[Begin Dataset rows]

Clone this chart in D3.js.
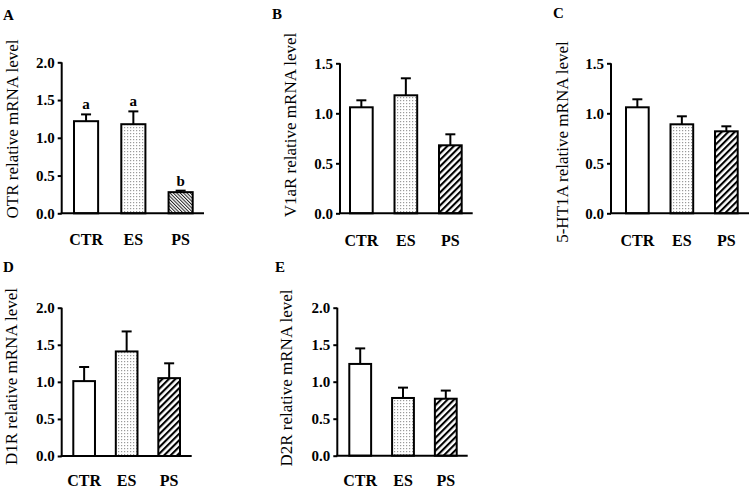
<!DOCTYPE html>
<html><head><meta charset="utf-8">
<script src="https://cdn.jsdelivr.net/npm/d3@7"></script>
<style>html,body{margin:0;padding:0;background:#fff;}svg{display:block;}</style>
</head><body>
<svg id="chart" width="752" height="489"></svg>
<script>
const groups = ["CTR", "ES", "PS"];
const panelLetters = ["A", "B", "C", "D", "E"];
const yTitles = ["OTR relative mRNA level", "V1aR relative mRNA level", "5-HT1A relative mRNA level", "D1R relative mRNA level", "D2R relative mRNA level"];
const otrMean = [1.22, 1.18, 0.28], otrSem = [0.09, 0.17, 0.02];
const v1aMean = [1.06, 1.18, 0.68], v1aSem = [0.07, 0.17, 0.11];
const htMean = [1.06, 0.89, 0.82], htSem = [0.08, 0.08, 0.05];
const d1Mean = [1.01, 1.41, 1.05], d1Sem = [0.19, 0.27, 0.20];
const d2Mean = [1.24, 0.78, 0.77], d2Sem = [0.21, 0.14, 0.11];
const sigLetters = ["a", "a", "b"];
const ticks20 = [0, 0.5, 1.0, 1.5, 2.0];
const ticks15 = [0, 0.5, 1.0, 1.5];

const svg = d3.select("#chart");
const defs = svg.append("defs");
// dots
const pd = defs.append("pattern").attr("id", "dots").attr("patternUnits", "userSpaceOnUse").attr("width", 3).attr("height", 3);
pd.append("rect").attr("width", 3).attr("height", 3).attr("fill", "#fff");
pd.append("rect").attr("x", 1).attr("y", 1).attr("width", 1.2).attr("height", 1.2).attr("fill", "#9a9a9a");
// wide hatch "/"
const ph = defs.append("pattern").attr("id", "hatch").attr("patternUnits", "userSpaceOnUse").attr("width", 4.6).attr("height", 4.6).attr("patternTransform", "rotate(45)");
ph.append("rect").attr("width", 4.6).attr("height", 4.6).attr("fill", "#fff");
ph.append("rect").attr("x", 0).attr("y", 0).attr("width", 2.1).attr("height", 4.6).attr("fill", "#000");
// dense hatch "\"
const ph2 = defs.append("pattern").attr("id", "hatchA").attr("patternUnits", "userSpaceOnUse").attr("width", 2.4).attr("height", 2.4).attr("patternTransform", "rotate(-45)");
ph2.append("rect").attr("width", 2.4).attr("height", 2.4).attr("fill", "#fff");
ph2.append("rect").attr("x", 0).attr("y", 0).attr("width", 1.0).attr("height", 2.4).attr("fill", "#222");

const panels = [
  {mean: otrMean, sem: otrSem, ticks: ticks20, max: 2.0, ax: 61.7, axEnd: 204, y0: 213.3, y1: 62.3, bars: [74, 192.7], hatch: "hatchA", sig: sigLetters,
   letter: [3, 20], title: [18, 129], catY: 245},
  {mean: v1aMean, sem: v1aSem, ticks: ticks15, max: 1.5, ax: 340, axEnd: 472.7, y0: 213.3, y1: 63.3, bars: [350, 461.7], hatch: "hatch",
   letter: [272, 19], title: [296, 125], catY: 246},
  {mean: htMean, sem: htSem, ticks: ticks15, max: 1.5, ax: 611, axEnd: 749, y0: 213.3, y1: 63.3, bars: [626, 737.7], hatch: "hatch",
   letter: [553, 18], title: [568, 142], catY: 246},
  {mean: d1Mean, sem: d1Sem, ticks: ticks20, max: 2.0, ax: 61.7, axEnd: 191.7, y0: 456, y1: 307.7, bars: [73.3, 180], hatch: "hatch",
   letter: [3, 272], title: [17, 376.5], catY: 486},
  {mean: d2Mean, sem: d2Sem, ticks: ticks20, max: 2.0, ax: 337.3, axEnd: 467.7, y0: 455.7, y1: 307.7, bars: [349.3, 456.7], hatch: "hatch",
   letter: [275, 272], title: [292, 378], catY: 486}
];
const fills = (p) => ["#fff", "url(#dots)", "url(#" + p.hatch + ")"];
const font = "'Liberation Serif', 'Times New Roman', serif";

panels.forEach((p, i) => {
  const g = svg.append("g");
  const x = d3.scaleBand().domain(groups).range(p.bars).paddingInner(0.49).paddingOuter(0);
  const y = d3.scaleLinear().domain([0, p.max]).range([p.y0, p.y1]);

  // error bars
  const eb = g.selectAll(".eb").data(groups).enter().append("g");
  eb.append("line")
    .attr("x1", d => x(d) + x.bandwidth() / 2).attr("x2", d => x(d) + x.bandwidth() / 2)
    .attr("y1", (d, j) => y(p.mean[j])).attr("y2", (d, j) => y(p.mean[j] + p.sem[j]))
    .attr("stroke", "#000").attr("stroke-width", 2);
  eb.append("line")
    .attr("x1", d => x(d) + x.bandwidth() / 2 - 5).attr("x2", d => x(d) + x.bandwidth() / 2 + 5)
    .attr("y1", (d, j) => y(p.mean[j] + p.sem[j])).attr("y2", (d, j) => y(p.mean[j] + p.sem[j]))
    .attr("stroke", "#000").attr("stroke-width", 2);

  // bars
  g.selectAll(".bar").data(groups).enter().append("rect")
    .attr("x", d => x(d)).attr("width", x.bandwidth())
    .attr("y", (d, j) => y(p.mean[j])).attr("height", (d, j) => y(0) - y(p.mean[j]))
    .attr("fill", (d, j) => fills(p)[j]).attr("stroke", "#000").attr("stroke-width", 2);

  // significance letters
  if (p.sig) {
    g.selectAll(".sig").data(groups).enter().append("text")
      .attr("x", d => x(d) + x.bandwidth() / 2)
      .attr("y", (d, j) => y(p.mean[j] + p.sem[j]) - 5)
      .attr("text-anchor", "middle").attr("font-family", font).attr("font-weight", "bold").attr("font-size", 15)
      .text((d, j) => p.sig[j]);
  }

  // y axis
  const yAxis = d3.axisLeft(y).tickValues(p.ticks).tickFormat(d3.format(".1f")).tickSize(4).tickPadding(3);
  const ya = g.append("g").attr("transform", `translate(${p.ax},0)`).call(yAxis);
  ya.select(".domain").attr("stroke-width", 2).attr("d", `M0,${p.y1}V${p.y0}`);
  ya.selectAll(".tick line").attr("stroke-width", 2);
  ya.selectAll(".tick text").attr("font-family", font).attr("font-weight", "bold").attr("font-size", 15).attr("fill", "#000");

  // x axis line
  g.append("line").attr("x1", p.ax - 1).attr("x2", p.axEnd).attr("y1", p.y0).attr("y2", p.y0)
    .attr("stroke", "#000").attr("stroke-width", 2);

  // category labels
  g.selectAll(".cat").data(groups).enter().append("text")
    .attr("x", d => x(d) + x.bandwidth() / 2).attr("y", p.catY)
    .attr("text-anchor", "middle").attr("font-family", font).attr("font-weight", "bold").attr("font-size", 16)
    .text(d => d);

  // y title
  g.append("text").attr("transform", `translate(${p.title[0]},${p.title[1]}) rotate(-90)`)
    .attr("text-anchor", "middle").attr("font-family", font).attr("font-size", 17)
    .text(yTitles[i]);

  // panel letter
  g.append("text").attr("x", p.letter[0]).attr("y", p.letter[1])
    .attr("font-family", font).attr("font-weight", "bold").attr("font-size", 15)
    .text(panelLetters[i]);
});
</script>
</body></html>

[End Dataset rows]
[Begin Dataset rows]

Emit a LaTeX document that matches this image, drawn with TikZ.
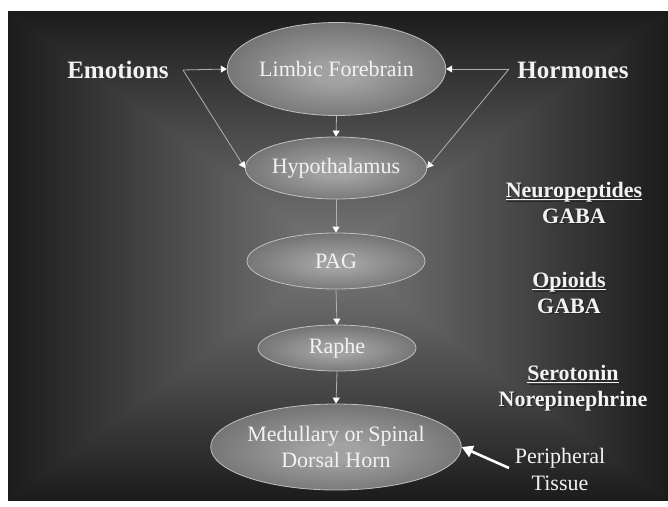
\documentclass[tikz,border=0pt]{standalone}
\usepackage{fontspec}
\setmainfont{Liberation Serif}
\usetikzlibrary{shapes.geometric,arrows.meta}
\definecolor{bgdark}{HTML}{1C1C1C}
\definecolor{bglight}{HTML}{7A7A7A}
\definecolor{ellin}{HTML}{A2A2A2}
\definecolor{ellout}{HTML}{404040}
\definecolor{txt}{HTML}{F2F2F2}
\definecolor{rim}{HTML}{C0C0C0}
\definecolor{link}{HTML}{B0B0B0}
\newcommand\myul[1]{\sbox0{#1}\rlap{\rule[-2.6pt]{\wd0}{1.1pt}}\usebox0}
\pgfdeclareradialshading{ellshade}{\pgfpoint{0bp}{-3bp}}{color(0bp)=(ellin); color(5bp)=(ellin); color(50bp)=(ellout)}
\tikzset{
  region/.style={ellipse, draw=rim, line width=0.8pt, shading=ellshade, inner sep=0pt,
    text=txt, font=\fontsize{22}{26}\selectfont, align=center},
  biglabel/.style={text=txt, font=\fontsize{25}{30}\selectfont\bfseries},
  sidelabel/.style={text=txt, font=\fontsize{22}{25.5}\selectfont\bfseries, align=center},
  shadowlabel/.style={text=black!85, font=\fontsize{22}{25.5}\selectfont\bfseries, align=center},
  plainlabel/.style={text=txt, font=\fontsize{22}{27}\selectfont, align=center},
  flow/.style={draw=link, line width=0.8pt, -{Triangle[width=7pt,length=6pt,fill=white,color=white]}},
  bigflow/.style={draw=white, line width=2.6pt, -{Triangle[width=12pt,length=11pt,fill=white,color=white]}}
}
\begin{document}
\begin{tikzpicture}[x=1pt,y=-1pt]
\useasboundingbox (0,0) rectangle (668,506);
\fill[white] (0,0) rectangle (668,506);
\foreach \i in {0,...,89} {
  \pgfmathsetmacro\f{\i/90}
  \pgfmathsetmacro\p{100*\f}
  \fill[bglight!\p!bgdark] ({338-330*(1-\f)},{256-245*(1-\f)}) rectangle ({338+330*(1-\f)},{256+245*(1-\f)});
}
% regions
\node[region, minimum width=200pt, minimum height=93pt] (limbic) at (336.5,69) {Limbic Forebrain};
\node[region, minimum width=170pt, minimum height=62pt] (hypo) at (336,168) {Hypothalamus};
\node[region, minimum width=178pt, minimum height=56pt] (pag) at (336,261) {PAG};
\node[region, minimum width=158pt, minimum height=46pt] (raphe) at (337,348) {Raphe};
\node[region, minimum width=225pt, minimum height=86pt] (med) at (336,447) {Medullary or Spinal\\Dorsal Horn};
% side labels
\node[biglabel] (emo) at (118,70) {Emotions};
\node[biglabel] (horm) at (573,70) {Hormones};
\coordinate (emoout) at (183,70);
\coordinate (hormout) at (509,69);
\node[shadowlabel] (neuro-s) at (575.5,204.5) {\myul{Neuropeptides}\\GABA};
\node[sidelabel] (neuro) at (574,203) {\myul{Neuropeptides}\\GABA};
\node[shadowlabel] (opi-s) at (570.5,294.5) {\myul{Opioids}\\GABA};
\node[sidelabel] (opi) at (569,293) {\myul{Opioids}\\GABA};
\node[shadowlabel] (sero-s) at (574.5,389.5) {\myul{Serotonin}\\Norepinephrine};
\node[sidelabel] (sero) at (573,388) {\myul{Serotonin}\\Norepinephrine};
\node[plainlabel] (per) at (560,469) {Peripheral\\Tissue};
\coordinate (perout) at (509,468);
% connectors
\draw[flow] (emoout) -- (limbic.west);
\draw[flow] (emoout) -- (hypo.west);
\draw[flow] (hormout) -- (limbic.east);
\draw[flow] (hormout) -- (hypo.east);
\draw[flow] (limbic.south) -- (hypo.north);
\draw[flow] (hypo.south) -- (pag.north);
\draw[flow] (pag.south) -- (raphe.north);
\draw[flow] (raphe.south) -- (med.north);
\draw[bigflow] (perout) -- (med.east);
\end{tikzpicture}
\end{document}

[End Dataset rows]

Look above and copy only the lines from the one holding "Clone this chart in D3.js." to the one holding "const ticks15 = [0, 0.5, 1.0, 1.5];", both included, exactly, minus the pictures.

## Answer
Clone this chart in D3.js.
<!DOCTYPE html>
<html><head><meta charset="utf-8">
<script src="https://cdn.jsdelivr.net/npm/d3@7"></script>
<style>html,body{margin:0;padding:0;background:#fff;}svg{display:block;}</style>
</head><body>
<svg id="chart" width="752" height="489"></svg>
<script>
const groups = ["CTR", "ES", "PS"];
const panelLetters = ["A", "B", "C", "D", "E"];
const yTitles = ["OTR relative mRNA level", "V1aR relative mRNA level", "5-HT1A relative mRNA level", "D1R relative mRNA level", "D2R relative mRNA level"];
const otrMean = [1.22, 1.18, 0.28], otrSem = [0.09, 0.17, 0.02];
const v1aMean = [1.06, 1.18, 0.68], v1aSem = [0.07, 0.17, 0.11];
const htMean = [1.06, 0.89, 0.82], htSem = [0.08, 0.08, 0.05];
const d1Mean = [1.01, 1.41, 1.05], d1Sem = [0.19, 0.27, 0.20];
const d2Mean = [1.24, 0.78, 0.77], d2Sem = [0.21, 0.14, 0.11];
const sigLetters = ["a", "a", "b"];
const ticks20 = [0, 0.5, 1.0, 1.5, 2.0];
const ticks15 = [0, 0.5, 1.0, 1.5];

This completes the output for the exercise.